The same thing as what?

Respectfully, in my opinion, you have not explained anything. You've just made a series of statements without qualifiers, which is not convincing. Are you a pure utilitarian or do you believe in principles that go beyond that? Do you believe governments have restraints on their powers towards persons under their care regardless of citizenship status?

The point of government is universally debatable and changes based on new knowledge or new principles/needs; governments are continually evolving and there are many different types of governments. If a government has jurisdiction over persons and those persons misbehave, that government is still responsible for those persons and does not get to discard them without violating human rights as they are understood today (and most constitutions and courts subscribe to the position I am describing).

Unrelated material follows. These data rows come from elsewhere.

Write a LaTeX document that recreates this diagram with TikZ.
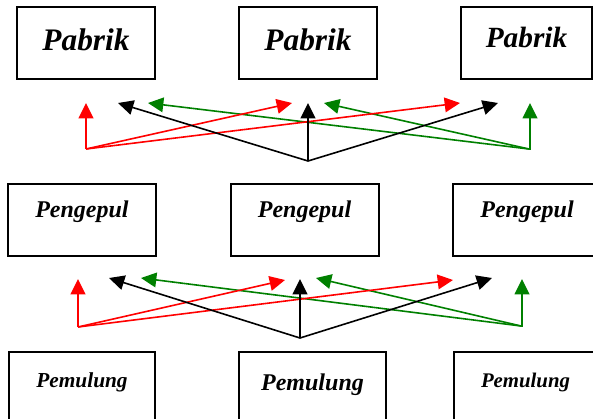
\documentclass[tikz,border=0pt]{standalone}
\usepackage{fontspec}
\setmainfont{Liberation Serif}
\usetikzlibrary{arrows.meta}
\definecolor{flowred}{RGB}{255,0,0}
\definecolor{flowgreen}{RGB}{0,128,0}
\begin{document}
\begin{tikzpicture}[x=0.75pt,y=-0.75pt,
  box/.style={draw, line width=1.5pt, inner sep=0pt, font=\bfseries\itshape},
  toprow/.style={box, minimum width=103.5pt, minimum height=54pt},
  midrow/.style={box, minimum width=111pt, minimum height=54pt,
    text height=12pt, text depth=16.5pt},
  lowrow/.style={box, minimum height=58.5pt},
  flow/.style={line width=1.2pt, -{Triangle[length=11.5pt,width=11pt]}},
]
\useasboundingbox (0,0) rectangle (593,418);
\clip (0,0) rectangle (593,418);

% factories
\node[toprow, text height=18pt, text depth=7.5pt,
  font=\bfseries\itshape\fontsize{23.5}{28}\selectfont] (pab1) at (86,43) {Pabrik};
\node[toprow, text height=18pt, text depth=7.5pt,
  font=\bfseries\itshape\fontsize{23.5}{28}\selectfont] (pab2) at (308,43) {Pabrik};
\node[toprow, minimum width=98.25pt, text height=16pt, text depth=10pt,
  font=\bfseries\itshape\fontsize{22}{26}\selectfont] (pab3) at (526.5,43) {Pabrik};

% collectors
\node[midrow, font=\bfseries\itshape\fontsize{18}{22}\selectfont] (pen1) at (82,220) {Pengepul};
\node[midrow, font=\bfseries\itshape\fontsize{18}{22}\selectfont] (pen2) at (304.5,220) {Pengepul};
\node[midrow, font=\bfseries\itshape\fontsize{18}{22}\selectfont] (pen3) at (527,220) {Pengepul};

% scavengers
\node[lowrow, minimum width=109.5pt, text height=12pt, text depth=18pt,
  font=\bfseries\itshape\fontsize{16}{20}\selectfont] (pem1) at (82,391) {Pemulung};
\node[lowrow, minimum width=110.25pt, text height=12pt, text depth=13.5pt,
  font=\bfseries\itshape\fontsize{18}{22}\selectfont] (pem2) at (312.5,391) {Pemulung};
\node[lowrow, minimum width=107.25pt, text height=12pt, text depth=18pt,
  font=\bfseries\itshape\fontsize{15.6}{19}\selectfont] (pem3) at (525.5,391) {Pemulung};

% upper fan of arrows
\coordinate (rs1) at (86,149);
\coordinate (bs1) at (308,161);
\coordinate (gs1) at (529,149);
\coordinate (rt1a) at (86,103);
\coordinate (rt1b) at (292,103);
\coordinate (rt1c) at (460,103);
\coordinate (bt1a) at (118,103);
\coordinate (bt1b) at (308,103);
\coordinate (bt1c) at (498,103);
\coordinate (gt1a) at (148,103);
\coordinate (gt1b) at (324,103);
\coordinate (gt1c) at (530,103);

\draw[flow, flowgreen] (gs1) -- (gt1a);
\draw[flow, flowgreen] (gs1) -- (gt1b);
\draw[flow, flowgreen] (gs1) -| (gt1c);
\draw[flow, flowred] (rs1) -- (rt1a);
\draw[flow, flowred] (rs1) -- (rt1b);
\draw[flow, flowred] (rs1) -- (rt1c);
\draw[flow, black] (bs1) -- (bt1a);
\draw[flow, black] (bs1) -- (bt1b);
\draw[flow, black] (bs1) -- (bt1c);

% lower fan of arrows
\coordinate (rs2) at (78,327);
\coordinate (bs2) at (300,338);
\coordinate (gs2) at (521,326);
\coordinate (rt2a) at (78,279);
\coordinate (rt2b) at (285,280);
\coordinate (rt2c) at (453,280);
\coordinate (bt2a) at (109,278);
\coordinate (bt2b) at (300,279);
\coordinate (bt2c) at (492,278);
\coordinate (gt2a) at (141,278);
\coordinate (gt2b) at (316,278);
\coordinate (gt2c) at (522,279);

\draw[flow, flowgreen] (gs2) -- (gt2a);
\draw[flow, flowgreen] (gs2) -- (gt2b);
\draw[flow, flowgreen] (gs2) -| (gt2c);
\draw[flow, flowred] (rs2) -- (rt2a);
\draw[flow, flowred] (rs2) -- (rt2b);
\draw[flow, flowred] (rs2) -- (rt2c);
\draw[flow, black] (bs2) -- (bt2a);
\draw[flow, black] (bs2) -- (bt2b);
\draw[flow, black] (bs2) -- (bt2c);
\end{tikzpicture}
\end{document}
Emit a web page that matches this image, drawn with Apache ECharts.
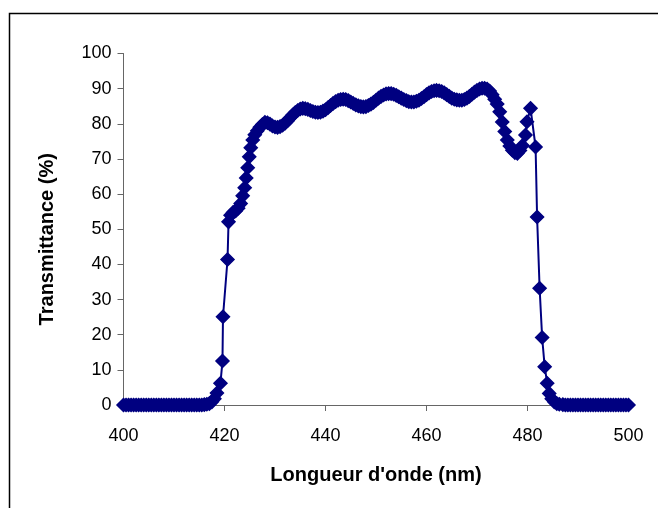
<!DOCTYPE html>
<html>
<head>
<meta charset="utf-8">
<script src="https://cdn.jsdelivr.net/npm/echarts@6/dist/echarts.min.js"></script>
<style>
  html, body { margin: 0; padding: 0; background: #fff; }
  #spectre { width: 658px; height: 508px; }
</style>
</head>
<body>
<div id="spectre"></div>
<script>
// longueur d'onde (nm)
var wavelengths = [
  400, 400.5, 401, 401.5, 402, 402.5, 403, 403.5, 404, 404.5,
  405, 405.5, 406, 406.5, 407, 407.5, 408, 408.5, 409, 409.5,
  410, 410.5, 411, 411.5, 412, 412.5, 413, 413.5, 414, 414.5,
  415, 415.5, 416,
  416.5, 417, 417.5, 418, 418.5, 419.2, 419.6, 419.7, 420.6, 420.8,
  421.2, 421.7, 422.2, 422.7, 423.2, 423.6, 424.0, 424.3, 424.6, 424.9,
  425.2, 425.6, 426.0, 426.5, 427.0, 427.5,
  428, 428.5, 429, 429.5, 430, 430.5, 431, 431.5, 432, 432.5,
  433, 433.5, 434, 434.5, 435, 435.5, 436, 436.5, 437, 437.5,
  438, 438.5, 439, 439.5, 440, 440.5, 441, 441.5, 442, 442.5,
  443, 443.5, 444, 444.5, 445, 445.5, 446, 446.5, 447, 447.5,
  448, 448.5, 449, 449.5, 450, 450.5, 451, 451.5, 452, 452.5,
  453, 453.5, 454, 454.5, 455, 455.5, 456, 456.5, 457, 457.5,
  458, 458.5, 459, 459.5, 460, 460.5, 461, 461.5, 462, 462.5,
  463, 463.5, 464, 464.5, 465, 465.5, 466, 466.5, 467, 467.5,
  468, 468.5, 469, 469.5, 470, 470.5, 471, 471.5, 472, 472.5,
  473, 473.5, 474, 474.5, 475, 475.5, 476, 476.5, 477, 477.5,
  478, 478.5, 479,
  479.6, 479.9, 480.6, 481.6, 481.9, 482.4, 482.9, 483.4, 483.9, 484.3,
  484.8, 485.3, 485.8, 486.3,
  487, 487.5, 488, 488.5, 489, 489.5, 490, 490.5, 491, 491.5,
  492, 492.5, 493, 493.5, 494, 494.5, 495, 495.5, 496, 496.5,
  497, 497.5, 498, 498.5, 499, 499.5, 500
];

// transmittance (%)
var transmittance = [
  0, 0, 0, 0, 0, 0, 0, 0, 0, 0,
  0, 0, 0, 0, 0, 0, 0, 0, 0, 0,
  0, 0, 0, 0, 0, 0, 0, 0, 0, 0,
  0, 0, 0.1,
  0.2, 0.4, 0.9, 1.8, 3.4, 6.2, 12.5, 25.1, 41.4, 52.1,
  54.0, 54.8, 55.2, 56.0, 57.3, 59.5, 61.8, 64.6, 67.5, 70.6,
  73.2, 75.4, 76.9, 78.0, 79.0, 79.8,
  80.4, 80.3, 79.9, 79.4, 79.1, 79.0, 79.2, 79.6, 80.2, 80.9,
  81.7, 82.5, 83.2, 83.8, 84.2, 84.4, 84.3, 84.1, 83.8, 83.5,
  83.3, 83.2, 83.3, 83.6, 84.0, 84.6, 85.2, 85.8, 86.3, 86.7,
  86.9, 87.0, 86.9, 86.6, 86.2, 85.8, 85.4, 85.1, 84.9, 84.8,
  84.9, 85.2, 85.6, 86.1, 86.7, 87.3, 87.8, 88.2, 88.5, 88.6,
  88.6, 88.4, 88.1, 87.7, 87.3, 86.9, 86.6, 86.3, 86.2, 86.2,
  86.4, 86.7, 87.2, 87.7, 88.3, 88.8, 89.2, 89.4, 89.5, 89.4,
  89.2, 88.8, 88.3, 87.8, 87.3, 87.0, 86.8, 86.7, 86.7, 86.9,
  87.3, 87.8, 88.4, 89.0, 89.5, 89.9, 90.1, 90.1, 89.9, 89.3,
  88.3, 87.0, 85.6, 83.4, 80.5, 77.8, 75.4, 73.7, 72.5, 71.8,
  71.6, 72.4, 73.8,
  76.8, 80.6, 84.4, 73.4, 53.5, 33.2, 19.2, 10.9, 6.2, 3.3,
  1.8, 0.9, 0.4, 0.2,
  0.1, 0, 0, 0, 0, 0, 0, 0, 0, 0,
  0, 0, 0, 0, 0, 0, 0, 0, 0, 0,
  0, 0, 0, 0, 0, 0, 0
];

var xTicks = [400, 420, 440, 460, 480, 500];
var yTicks = [0, 10, 20, 30, 40, 50, 60, 70, 80, 90, 100];

function initEcharts() {
    var myChart = echarts.init(document.getElementById('spectre'), null, { renderer: 'canvas' });

    var points = [];
    for (let i = 0; i < wavelengths.length; i++) {
        points.push([wavelengths[i], transmittance[i]]);
    }

    var labelFont = {
        fontSize: 18,
        color: '#000',
        fontFamily: 'Liberation Sans, Arial, sans-serif'
    };

    var option = {
        backgroundColor: '#fff',
        animation: false,
        // cadre extérieur (coupé à droite et en bas)
        graphic: [{
            type: 'rect',
            shape: { x: 9.5, y: 13.5, width: 720, height: 600 },
            style: { fill: 'none', stroke: '#000', lineWidth: 1.5 },
            silent: true
        }],
        grid: {
            left: 123.5,
            right: 29.5,
            top: 53.5,
            bottom: 103
        },
        xAxis: {
            type: 'value',
            min: xTicks[0],
            max: xTicks[xTicks.length - 1],
            interval: 20,
            name: "Longueur d'onde (nm)",
            nameLocation: 'middle',
            nameGap: 60,
            nameTextStyle: {
                fontSize: 20,
                fontWeight: 'bold',
                color: '#000',
                fontFamily: 'Liberation Sans, Arial, sans-serif'
            },
            axisLine: { lineStyle: { color: '#666', width: 1 } },
            axisTick: { show: true, inside: false, length: 6, lineStyle: { color: '#666' } },
            axisLabel: Object.assign({ margin: 22 }, labelFont),
            splitLine: { show: false }
        },
        yAxis: {
            type: 'value',
            min: yTicks[0],
            max: yTicks[yTicks.length - 1],
            interval: 10,
            name: 'Transmittance (%)',
            nameLocation: 'middle',
            nameGap: 66,
            nameTextStyle: {
                fontSize: 20,
                fontWeight: 'bold',
                color: '#000',
                fontFamily: 'Liberation Sans, Arial, sans-serif',
                padding: [0, 20, 0, 0]
            },
            axisLine: { show: true, lineStyle: { color: '#666', width: 1 } },
            axisTick: { show: true, inside: false, length: 6, lineStyle: { color: '#666' } },
            axisLabel: Object.assign({ margin: 12 }, labelFont),
            splitLine: { show: false }
        },
        series: [{
            type: 'line',
            data: points,
            symbol: 'diamond',
            symbolSize: 13,
            showAllSymbol: true,
            lineStyle: { color: '#000080', width: 2 },
            itemStyle: { color: '#000080', borderColor: '#000080', borderWidth: 1.5 },
            z: 3
        }]
    };

    myChart.setOption(option);
}

initEcharts();
</script>
</body>
</html>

You keep iterating your belief in how governments should work but you have not defended that belief in a convincing way (with either historical examples or justifying the seeming abuses other than saying "they can do this"). I believe governments should and/or do support universal human rights and defend human rights (as enlightenment thinkers believed).

What you're describing, if I understand correctly, is in violation of those universal principles of human dignity (some persons are lesser than others under the law, which is not true no matter how you try to justify it).

The whole reason we have international courts is countries can violate the rights of persons under their jurisdiction. Your claim that governments can do whatever they want to non-citizens, flies in the face of that idea. Are you against international courts that try to protect persons from the governments that have jurisdiction over them against abuses?